At the very root of our system of civil laws is the notion that justice should be achieved and wrongs redressed. This impulse applies with special force in the tort area where “* * * over the centuries the common law * * * has developed a set of rules to implement the principle that a person should be compensated fairly for injuries caused by the violation of his legal rights.” Carey v. Piphus, 435 U. S. 247, 257, 98 S. Ct. 1042, 1049, 55 L. Ed. 2d 252, 261 (1978); see, e.g., Merenoff v. Merenoff, 76 N. J. 535, 547 (1978); Anderson v. Somberg, 67 N. J. 291 (1975), cert. den. 423 U. S. 929, 98 S. Ct. 279, 46 L. Ed. 2d 258 (1975); Henningsen v. Bloomfield Motors, Inc., 32 N. J. 358 (1960).

The majority today simply ignores this principle. Instead, it chooses to give effect to a common law immunity which originated in 16th century England and is predicated upon *441the legal fiction of spousal unity. See, e. g., Merenoff, supra, 76 N. J. at 539; Small v. Rockfeld, supra, 66 N. J. at 238; Immer v. Risko, 56 N. J. 482, 484-485 (1970).

This is not a case in which an immunity prospectively abolished by this Court actually did further some rational goal at the time that the events in controversy transpired. The concept of juridical unity of husband and wife was outmoded when Ms. Tevis was beaten, it was outmoded when she filed suit, and it remains outmoded today. Indeed, any goals that might once have been served by the fictitious concept were effectively dissipated by the enactment of the “Married Women’s Acts” in the mid-nineteenth century. See N. J. S. A. 37:2-l et seq. This is the precise reason that we abolished the immunity. See Merenoff, supra, 76 N. J. at 540; Small v. Rockfeld, supra, 66 N. J. at 238; Immer v. Risko, supra, 56 N. J. at 485.

Nevertheless, the majority today chooses to exalt this functionally useless immunity at the expense of the principle of fair compensation which is deeply embedded in our tort law. It does so- by mechanically applying the literal language of a statute of limitations none of whose purposes will be served by barring this particular dispute. The majority in effect rules that, in this case, principles of equity should play no part in the judicial process.

I dissent.

Hughes, C. J., dissenting: I would affirm the judgment below substantially for the reasons expressed in the opinion of the Appellate Division, reported at 155 N. J. Super. 273.

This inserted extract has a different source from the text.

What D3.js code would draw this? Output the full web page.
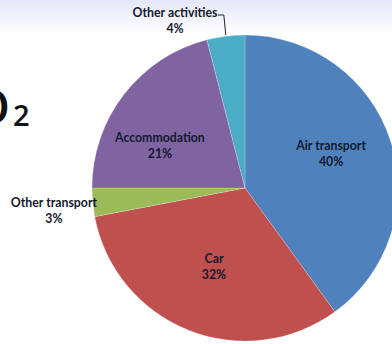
<!DOCTYPE html>
<html>
<head>
<meta charset="utf-8">
<script src="https://cdn.jsdelivr.net/npm/d3@7"></script>
<style>
  html, body { margin: 0; padding: 0; background: #fff; }
  svg { display: block; }
</style>
</head>
<body>
<div id="chart"></div>
<script>
// slices, clockwise from 12 o'clock
var categories = ["Air transport", "Car", "Other transport", "Accommodation", "Other activities"];
var shares = [40, 32, 3, 21, 4];
var colors = ["#4f81bd", "#c0504d", "#9bbb59", "#8064a2", "#4bacc6"];

var width = 392, height = 344,
    cx = 245, cy = 188, radius = 153;

var svg = d3.select("#chart")
  .append("svg")
    .attr("width", width)
    .attr("height", height);

// faint slide background fading from the top
var grad = svg.append("defs").append("linearGradient")
    .attr("id", "bg")
    .attr("x1", 0).attr("y1", 0).attr("x2", 0).attr("y2", 1);
grad.append("stop").attr("offset", "0%").attr("stop-color", "#e4e7f8");
grad.append("stop").attr("offset", "100%").attr("stop-color", "#ffffff");
svg.append("rect")
    .attr("width", width).attr("height", 34)
    .attr("fill", "url(#bg)");

// cut-off slide title (CO2), only the tail is visible
svg.append("text")
    .attr("x", 10)
    .attr("y", 124)
    .attr("text-anchor", "end")
    .style("font-family", "'Open Sans', sans-serif")
    .style("font-weight", "600")
    .style("font-size", "47px")
    .style("fill", "#111")
    .text("CO");
svg.append("text")
    .attr("x", 13)
    .attr("y", 126)
    .style("font-family", "'Open Sans', sans-serif")
    .style("font-weight", "600")
    .style("font-size", "29px")
    .style("fill", "#111")
    .text("2");

var data = categories.map(function(c, i) { return {name: c, value: shares[i], color: colors[i]}; });

var pie = d3.pie()
    .sort(null)
    .value(function(d) { return d.value; });

var arc = d3.arc()
    .innerRadius(0)
    .outerRadius(radius);

var g = svg.append("g")
    .attr("transform", "translate(" + cx + "," + cy + ")");

var arcs = pie(data);

g.selectAll("path")
  .data(arcs)
  .enter()
  .append("path")
    .attr("d", arc)
    .attr("fill", function(d) { return d.data.color; })
    .attr("stroke", "rgba(255,255,255,0.35)")
    .attr("stroke-width", 0.6);

// label placement: radius factor and angle nudge (degrees) per slice
var labelPlace = {
  "Air transport":    {r: 0.607, da: -4},
  "Car":              {r: 0.55,  da: 0},
  "Other transport":  {r: 1.257, da: -1.2},
  "Accommodation":    {r: 0.623, da: -11},
  "Other activities": {r: 1.19,  da: -15.4}
};

function polar(a, r) {
  return [Math.sin(a) * r, -Math.cos(a) * r];
}

var labels = g.selectAll("g.lbl")
  .data(arcs)
  .enter()
  .append("g")
    .attr("class", "lbl")
    .attr("transform", function(d) {
      var p = labelPlace[d.data.name];
      var mid = (d.startAngle + d.endAngle) / 2 + p.da * Math.PI / 180;
      var xy = polar(mid, radius * p.r);
      return "translate(" + xy[0] + "," + xy[1] + ")";
    });

labels.append("text")
    .attr("text-anchor", "middle")
    .attr("y", -3)
    .style("font-family", "Lato, sans-serif")
    .style("font-weight", "bold")
    .style("font-size", "12.3px")
    .style("fill", "#141a2e")
    .text(function(d) { return d.data.name; });

labels.append("text")
    .attr("text-anchor", "middle")
    .attr("y", 13)
    .style("font-family", "Lato, sans-serif")
    .style("font-weight", "bold")
    .style("font-size", "12.3px")
    .style("fill", "#141a2e")
    .text(function(d) { return d.data.value + "%"; });

// leader line for the small "Other activities" slice
var oa = arcs[4];
var oaMid = (oa.startAngle + oa.endAngle) / 2;
var edge = polar(oaMid, radius);
g.append("polyline")
    .attr("points", [
      [edge[0], edge[1] - 1],
      [edge[0] - 2, -173],
      [edge[0] - 8, -173]
    ].map(function(p) { return p.join(","); }).join(" "))
    .attr("fill", "none")
    .attr("stroke", "#222")
    .attr("stroke-width", 1);
</script>
</body>
</html>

Sullivan, J., concurring in the result.

For reversal and remandment — Justices Mountain, Sullivan, Clieeord and Handler — 4.

For affirmance — Chief Justice Hughes and Justice Pash-man — 2.

Tke majority claims to be concerned with protecting the courts from a flood of old and stale claims. Its fear in that regard is unfounded. Two years have already elapsed since Small v, RochfeU was decided. Thus, only claims already pending would be cognizable. Second, the application of equitable principles to each particular case will ensure that only those cases will be heard where the evidence is fresh and prejudice is lacking.